◆ **Exercise details**: Drop every picture. Then return, exactly, the lines from the beginning of the listing below through the one containing "const frontMean = [0.68, 0.72, 0.73, 0.62, 0.46, 0.50, null];".

-- START OF Available data --

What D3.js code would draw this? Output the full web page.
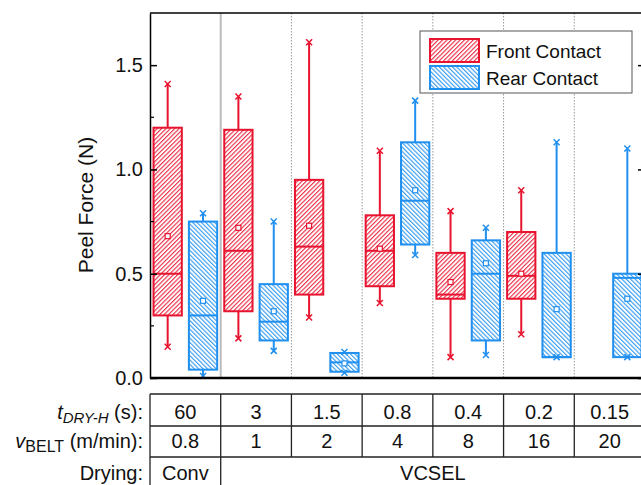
<!DOCTYPE html>
<html>
<head>
<meta charset="utf-8">
<script src="https://cdn.jsdelivr.net/npm/d3@7"></script>
<style>
  body { margin: 0; background: #fff; }
  svg text { font-family: "Liberation Sans", Arial, sans-serif; fill: #111; }
</style>
</head>
<body>
<div id="chart"></div>
<script>
// drying time / belt speed per group
const tDry = ["60", "3", "1.5", "0.8", "0.4", "0.2", "0.15"];
const vBelt = ["0.8", "1", "2", "4", "8", "16", "20"];
const drying = [{ label: "Conv", from: 0, to: 0 }, { label: "VCSEL", from: 1, to: 6 }];
const series = ["Front Contact", "Rear Contact"];
const yTicks = [0, 0.5, 1.0, 1.5];
const yMinor = [0.25, 0.75, 1.25];

// front contact box stats (null = no data)
const frontMin  = [0.15, 0.19, 0.29, 0.36, 0.10, 0.21, null];
const frontQ1   = [0.30, 0.32, 0.40, 0.44, 0.38, 0.38, null];
const frontMed  = [0.50, 0.61, 0.63, 0.61, 0.40, 0.49, null];
const frontQ3   = [1.20, 1.19, 0.95, 0.78, 0.60, 0.70, null];
const frontMax  = [1.41, 1.35, 1.61, 1.09, 0.80, 0.90, null];
const frontMean = [0.68, 0.72, 0.73, 0.62, 0.46, 0.50, null];

// rear contact box stats
const rearMin  = [0.01, 0.13, 0.025, 0.59, 0.11, 0.10, 0.10];
const rearQ1   = [0.04, 0.18, 0.03, 0.64, 0.18, 0.10, 0.10];
const rearMed  = [0.30, 0.27, 0.075, 0.85, 0.50, 0.10, 0.48];
const rearQ3   = [0.75, 0.45, 0.12, 1.13, 0.66, 0.60, 0.50];
const rearMax  = [0.79, 0.75, 0.125, 1.33, 0.72, 1.13, 1.10];
const rearMean = [0.37, 0.32, 0.07, 0.90, 0.55, 0.33, 0.38];

const colors = ["#e8132e", "#1f8ff0"];

const W = 641, H = 485;
const margin = { left: 150, right: -4, top: 13, bottom: 107 };
const plotBottom = H - margin.bottom;

const svg = d3.select("#chart").append("svg")
  .attr("width", W).attr("height", H);

const defs = svg.append("defs");
[["hatchFront", 45, colors[0]], ["hatchRear", -45, colors[1]]].forEach(function(p) {
  const pat = defs.append("pattern")
    .attr("id", p[0])
    .attr("patternUnits", "userSpaceOnUse")
    .attr("width", 3.1).attr("height", 3.1)
    .attr("patternTransform", "rotate(" + p[1] + ")");
  pat.append("rect").attr("width", 3.1).attr("height", 3.1).attr("fill", "#fff");
  pat.append("line")
    .attr("x1", 0.6).attr("x2", 0.6).attr("y1", 0).attr("y2", 3.1)
    .attr("stroke", p[2]).attr("stroke-width", 1);
});

const x = d3.scaleBand()
  .domain(tDry)
  .range([margin.left, W - margin.right])
  .padding(0);

const xIn = d3.scaleBand()
  .domain(series)
  .range([0, x.bandwidth()]);

const y = d3.scaleLinear()
  .domain([0, 1.75])
  .range([plotBottom, margin.top]);

const boxW = xIn.bandwidth() * 0.8;

// group separators
tDry.slice(1).forEach(function(t, i) {
  svg.append("line")
    .attr("x1", x(t)).attr("x2", x(t))
    .attr("y1", margin.top).attr("y2", plotBottom)
    .attr("stroke", i === 0 ? "#bbb" : "#999")
    .attr("stroke-width", i === 0 ? 2 : 1)
    .attr("stroke-dasharray", i === 0 ? null : "1.5,1.5");
});

const stats = [
  { min: frontMin, q1: frontQ1, med: frontMed, q3: frontQ3, max: frontMax, mean: frontMean, hatch: "url(#hatchFront)" },
  { min: rearMin, q1: rearQ1, med: rearMed, q3: rearQ3, max: rearMax, mean: rearMean, hatch: "url(#hatchRear)" }
];

stats.forEach(function(s, si) {
  const col = colors[si];
  const g = svg.append("g");
  tDry.forEach(function(t, i) {
    if (s.med[i] === null) return;
    const cx = x(t) + xIn(series[si]) + xIn.bandwidth() / 2;
    // whiskers
    g.append("line")
      .attr("x1", cx).attr("x2", cx)
      .attr("y1", y(s.max[i])).attr("y2", y(s.min[i]))
      .attr("stroke", col).attr("stroke-width", 2);
    // box
    g.append("rect")
      .attr("x", cx - boxW / 2).attr("width", boxW)
      .attr("y", y(s.q3[i])).attr("height", y(s.q1[i]) - y(s.q3[i]))
      .attr("fill", s.hatch)
      .attr("stroke", col).attr("stroke-width", 2);
    // median
    g.append("line")
      .attr("x1", cx - boxW / 2).attr("x2", cx + boxW / 2)
      .attr("y1", y(s.med[i])).attr("y2", y(s.med[i]))
      .attr("stroke", col).attr("stroke-width", 2);
    // mean
    g.append("rect")
      .attr("x", cx - 2.5).attr("y", y(s.mean[i]) - 2.5)
      .attr("width", 5).attr("height", 5)
      .attr("fill", "#fff").attr("stroke", col).attr("stroke-width", 1.2);
    // min / max markers
    [s.min[i], s.max[i]].forEach(function(v) {
      const yy = y(v);
      g.append("path")
        .attr("d", "M" + (cx - 3) + "," + (yy - 3) + "L" + (cx + 3) + "," + (yy + 3) +
          "M" + (cx + 3) + "," + (yy - 3) + "L" + (cx - 3) + "," + (yy + 3))
        .attr("stroke", col).attr("stroke-width", 1.5);
    });
  });
});

// frame
svg.append("line")
  .attr("x1", margin.left).attr("x2", W - margin.right)
  .attr("y1", margin.top).attr("y2", margin.top)
  .attr("stroke", "#000").attr("stroke-width", 1.5);
svg.append("line")
  .attr("x1", margin.left).attr("x2", W - margin.right)
  .attr("y1", plotBottom).attr("y2", plotBottom)
  .attr("stroke", "#000").attr("stroke-width", 2.5);

// left axis (ticks inward)
const yAxis = d3.axisLeft(y).tickValues(yTicks).tickFormat(d3.format(".1f")).tickSizeInner(-7).tickSizeOuter(0).tickPadding(7);
const yAx = svg.append("g")
  .attr("transform", "translate(" + margin.left + ",0)")
  .call(yAxis);
yAx.select(".domain").attr("stroke-width", 1.5);
yAx.selectAll(".tick line").attr("stroke-width", 1.5);
yAx.selectAll("text").attr("font-size", 20).style("font-family", "Liberation Sans, Arial, sans-serif");
yMinor.forEach(function(v) {
  svg.append("line")
    .attr("x1", margin.left).attr("x2", margin.left + 4)
    .attr("y1", y(v)).attr("y2", y(v))
    .attr("stroke", "#000").attr("stroke-width", 1.2);
});

// right axis (ticks inward, labels hidden)
const yAxisR = d3.axisRight(y).tickValues(yTicks).tickFormat("").tickSizeInner(-7).tickSizeOuter(0);
svg.append("g")
  .attr("transform", "translate(" + (W - margin.right) + ",0)")
  .call(yAxisR)
  .selectAll("line").attr("stroke-width", 1.5);

svg.append("text")
  .attr("transform", "translate(93,205) rotate(-90)")
  .attr("text-anchor", "middle")
  .attr("font-size", 21)
  .text("Peel Force (N)");

// legend
const lg = svg.append("g").attr("transform", "translate(420,31)");
lg.append("rect")
  .attr("width", 212).attr("height", 62)
  .attr("fill", "#fff").attr("stroke", "#555").attr("stroke-width", 1);
series.forEach(function(sname, i) {
  lg.append("rect")
    .attr("x", 10).attr("y", 8 + i * 27)
    .attr("width", 49).attr("height", 23)
    .attr("fill", stats[i].hatch)
    .attr("stroke", colors[i]).attr("stroke-width", 2);
  lg.append("text")
    .attr("x", 66).attr("y", 27 + i * 27)
    .attr("font-size", 19)
    .text(sname);
});

// table below the plot
const rowTop = [394, 426, 457];
const rowBase = [419, 448, 480];
const tbl = svg.append("g");
const tblRight = W - margin.right;
rowTop.forEach(function(yy) {
  tbl.append("line")
    .attr("x1", margin.left).attr("x2", tblRight)
    .attr("y1", yy).attr("y2", yy)
    .attr("stroke", "#222").attr("stroke-width", 1.3);
});
tDry.forEach(function(t) {
  tbl.append("line")
    .attr("x1", x(t)).attr("x2", x(t))
    .attr("y1", rowTop[0]).attr("y2", rowTop[2])
    .attr("stroke", "#222").attr("stroke-width", 1.3);
});
drying.forEach(function(d) {
  tbl.append("line")
    .attr("x1", x(tDry[d.from])).attr("x2", x(tDry[d.from]))
    .attr("y1", rowTop[2]).attr("y2", H)
    .attr("stroke", "#222").attr("stroke-width", 1.3);
});

function cellText(label, cx, yy) {
  tbl.append("text")
    .attr("x", cx).attr("y", yy)
    .attr("text-anchor", "middle")
    .attr("font-size", 20)
    .text(label);
}
tDry.forEach(function(t) { cellText(t, x(t) + x.bandwidth() / 2, rowBase[0]); });
vBelt.forEach(function(v, i) { cellText(v, x(tDry[i]) + x.bandwidth() / 2, rowBase[1]); });
drying.forEach(function(d) {
  const x0 = x(tDry[d.from]), x1 = x(tDry[d.to]) + x.bandwidth();
  cellText(d.label, (x0 + x1) / 2, rowBase[2]);
});

// row labels
const lab1 = tbl.append("text").attr("x", 143).attr("y", rowBase[0])
  .attr("text-anchor", "end").attr("font-size", 20);
lab1.append("tspan").attr("font-style", "italic").text("t");
lab1.append("tspan").attr("font-style", "italic").attr("font-size", 15).attr("dy", 4).text("DRY-H");
lab1.append("tspan").attr("dy", -4).text(" (s):");

const lab2 = tbl.append("text").attr("x", 143).attr("y", rowBase[1])
  .attr("text-anchor", "end").attr("font-size", 20);
lab2.append("tspan").attr("font-style", "italic").text("v");
lab2.append("tspan").attr("font-size", 16).attr("dy", 4).text("BELT");
lab2.append("tspan").attr("dy", -4).text(" (m/min):");

tbl.append("text").attr("x", 143).attr("y", rowBase[2])
  .attr("text-anchor", "end").attr("font-size", 20)
  .text("Drying:");
</script>
</body>
</html>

-- END OF Available data --

◆ **Response**:
What D3.js code would draw this? Output the full web page.
<!DOCTYPE html>
<html>
<head>
<meta charset="utf-8">
<script src="https://cdn.jsdelivr.net/npm/d3@7"></script>
<style>
  body { margin: 0; background: #fff; }
  svg text { font-family: "Liberation Sans", Arial, sans-serif; fill: #111; }
</style>
</head>
<body>
<div id="chart"></div>
<script>
// drying time / belt speed per group
const tDry = ["60", "3", "1.5", "0.8", "0.4", "0.2", "0.15"];
const vBelt = ["0.8", "1", "2", "4", "8", "16", "20"];
const drying = [{ label: "Conv", from: 0, to: 0 }, { label: "VCSEL", from: 1, to: 6 }];
const series = ["Front Contact", "Rear Contact"];
const yTicks = [0, 0.5, 1.0, 1.5];
const yMinor = [0.25, 0.75, 1.25];

// front contact box stats (null = no data)
const frontMin  = [0.15, 0.19, 0.29, 0.36, 0.10, 0.21, null];
const frontQ1   = [0.30, 0.32, 0.40, 0.44, 0.38, 0.38, null];
const frontMed  = [0.50, 0.61, 0.63, 0.61, 0.40, 0.49, null];
const frontQ3   = [1.20, 1.19, 0.95, 0.78, 0.60, 0.70, null];
const frontMax  = [1.41, 1.35, 1.61, 1.09, 0.80, 0.90, null];
const frontMean = [0.68, 0.72, 0.73, 0.62, 0.46, 0.50, null];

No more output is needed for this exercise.